Simplifying properties of glacier runoff resulting from Ice-albedo feedback

The instantaneous rate of glacier melt depends strongly on the surface albedo. For example, snowfall increases surface albedo and reduces melt rate, while dark impurities deposited on the surface enhances melt. We discuss two interesting consequences of this feedback, which lead to simplifications in models describing the runoff of glacierised catchments. 

 

We investigated the interannual variability of modelled streamflow on two Himalayan catchments. On an excess-precipitation year, glaciers receives more snow, which reduces melt. In contrast, on a precipitation-deficient year, glaciers have less snowcover and they produce more meltwater. This behaviour makes the annual runoff contribution from the glaciers in any given catchment to be either weakly sensitive or insensitive to the interannual variability in precipitation. Further, this characteristic is shown to be independent of the climate setting of the glacier, or the models used.
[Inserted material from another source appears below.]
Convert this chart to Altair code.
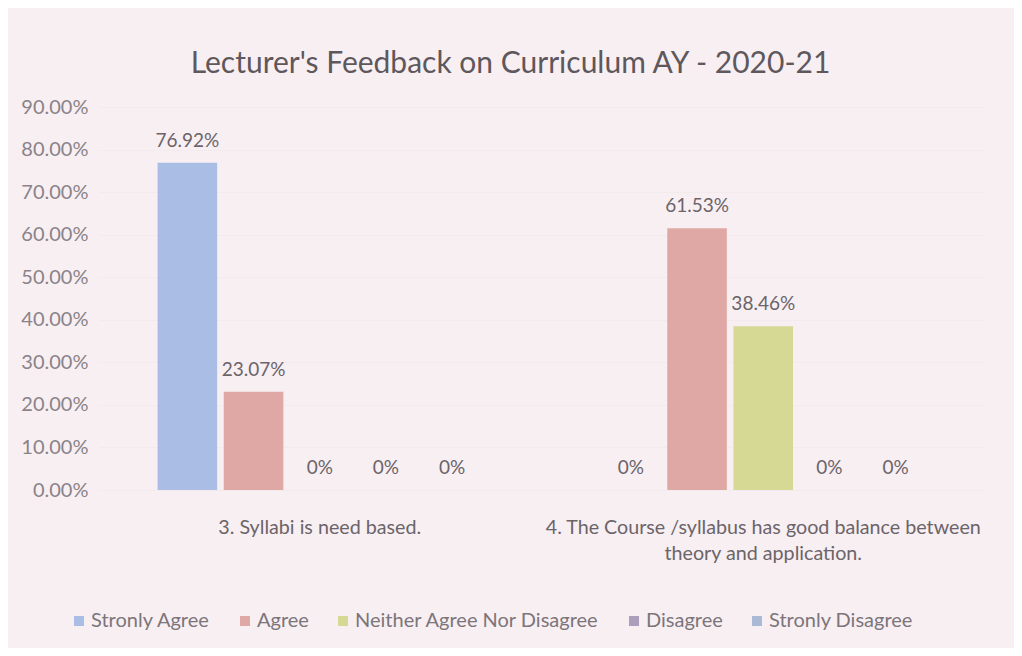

A general linear-response expression for the streamflow response to climatic perturbations is proposed, where the glacierised parts respond to temperature variability and the non-glacierised parts respond to precipitation variability. This simple expression reproduces several well known characteristics of the variability of the runoff of glacierised catchments, e.g., glacier-compensation effect, buffering effect, peak-water effect etc. 

 

The melt enhancing effects of dark supraglacial impurities lead to the formation of tiny cylindrical cryoconite holes that are commonly seen on glacier surfaces across the globe. Their contribution to glacier mass balance and runoff generation is debated. We build an idealised model of the evolution of these holes on sunny days, and show that the holes of a given diameter reach a steady depth, which scales linearly with the diameter. The predicted depth-diameter scaling is consistent with available global-scale observations. This scaling imply that the total melt contribution of the holes to glacier runoff is likely to be negligible, and that the formation of these holes provides an effective mechanism for restricting excess melt when supraglacial impurities are present.